Is blogging ‘bad for the Jews?’
“Before you can write anything, you have to notice something.”
— John Irving
Every day since I became a blogger, the line between what I notice and what I write blurs exponentially.
This is a stark change from the days when I was a professional journalist, noticing and writing for a living. In those days, I couldn’t even move forward past the idea stage without approval from my editor; and oftentimes, depending on how controversial the topic, an idea would never grow beyond seedling. The publisher would balk. The advertising sales reps would protest. There were hurdles upon hurdles over which to leap.
This was a particularly sensitive process in the Jewish newspaper world where the publisher is often the Jewish Federation, and the advertisers have a stake in the level of ethics and propriety in the content you’re providing. How can you advertise kosher cuts of beef, for instance, in the same paper that features Tel Aviv’s nude beaches?
I don’t work in the newspaper world right now, so I can’t speak to whether or not restrictions have lessened or morals have loosened. But as a serial blogger, I do know what goes in the land of free online content:
Almost anything.
And you know what? I love it.
Not just as a writer — because presumably I now have an audience for all the ideas that swim around in my head — but as a thinker, who as a blogger has created a community with whom to discuss those ideas.
And when I blog, I most often blog as a thinker — not as a writer.
The thinker in me is the one with the ideas.
The writer in me is the one with the concern.
The thinker in me wants to push buttons.
The writer in me wants to wax nostalgic.
The thinker in me wants you to DO something already.

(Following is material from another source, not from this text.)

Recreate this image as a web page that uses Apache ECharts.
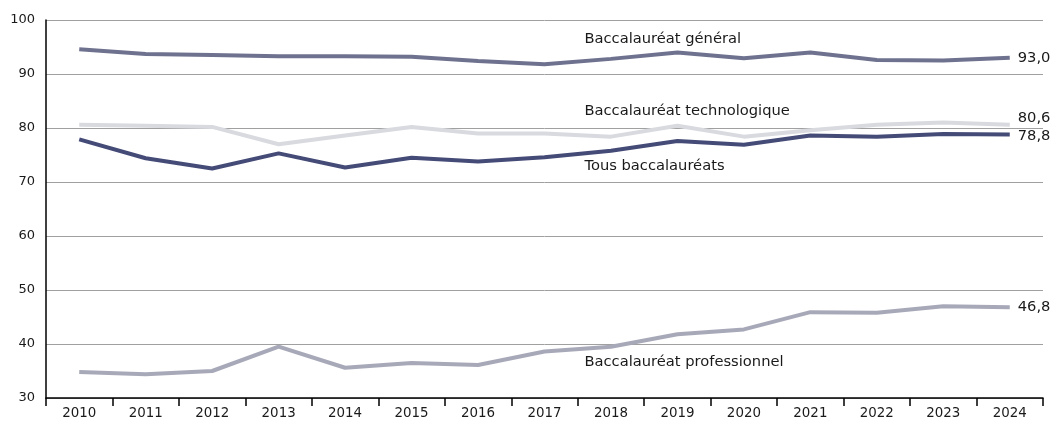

The writer in me understands your resistance.
The thinker giggles with glee when I imagine how appalled my former editor would be if I pitched this article to her.
The writer in me is the one who proofreads the piece five times before hitting publish.
The thinker and the writer have one thing in common: We’re both afraid of people getting hurt. Which is why, when I blog, the thinker’s passion is often tempered by the writer’s professionalism. But what often gets lost in the editorial process is a kernel of authenticity.
You get the edited version of me.
And while there are many who think that’s for the best, particularly in the Jewish blog world – that we have a responsibility to our extended readership to “mind ourselves;” to not “fuel the fires of people who hate us already;” to not “perpetuate stereotypes” – I can’t help but feel as if we just missed having an amazing conversation. I can’t help but feel that if I was just bold enough to let the thinker do the writing, we could actually bust stereotypes and hatred wide open.
Because, after all, what happens when you turn on the lights and expose all the “demons” in the previously dark room?
They’re often a lot less scary, and certainly possess a lot less power.
In recent weeks, I’ve been in the minority amongst a crowd of angry readers of The Times of Israel – people who want to tar and feather thinkers for thinking too loud, too obnoxiously, or thinking publicly thoughts that are typically reserved for quiet conversations with friends over espresso. I think those controversial and somewhat unfiltered blog posts are the best ones yet – and clearly you all do, too – since you’re taking the time to read, comment on, and share those posts with your friends. I won’t be cruel enough to point out the “serious” articles on this web site that no one is paying attention to, but I can tell you this: No one is sharing my thoughtfully and carefully edited poem with their online friends. Why? Because it didn’t turn them on. It didn’t rile them up. And while it might have made someone out there go, “Hmm…” it didn’t drive anyone to action.
And that’s what a good blog does: It drives you to action. It inspires you to engage. It penetrates you to the point you feel compelled to say something in response.
If what you really want is even-handed, mild-mannered reports of current events from an unbiased professional observer (aka a journalist), I suggest you stick to newspapers, which will forever be glossed over by a film of inauthenticity due to previously agreed-upon standards, often driven by advertisers and/or publishers.
If that’s what you prefer, you should definitely steer clear of blogs, which, in their often brutally unedited fashion, are poised to become the most powerful conversation pieces of our time.
Blogs let loose the elephant in the room we all need to wake us up from our carefully edited slumber.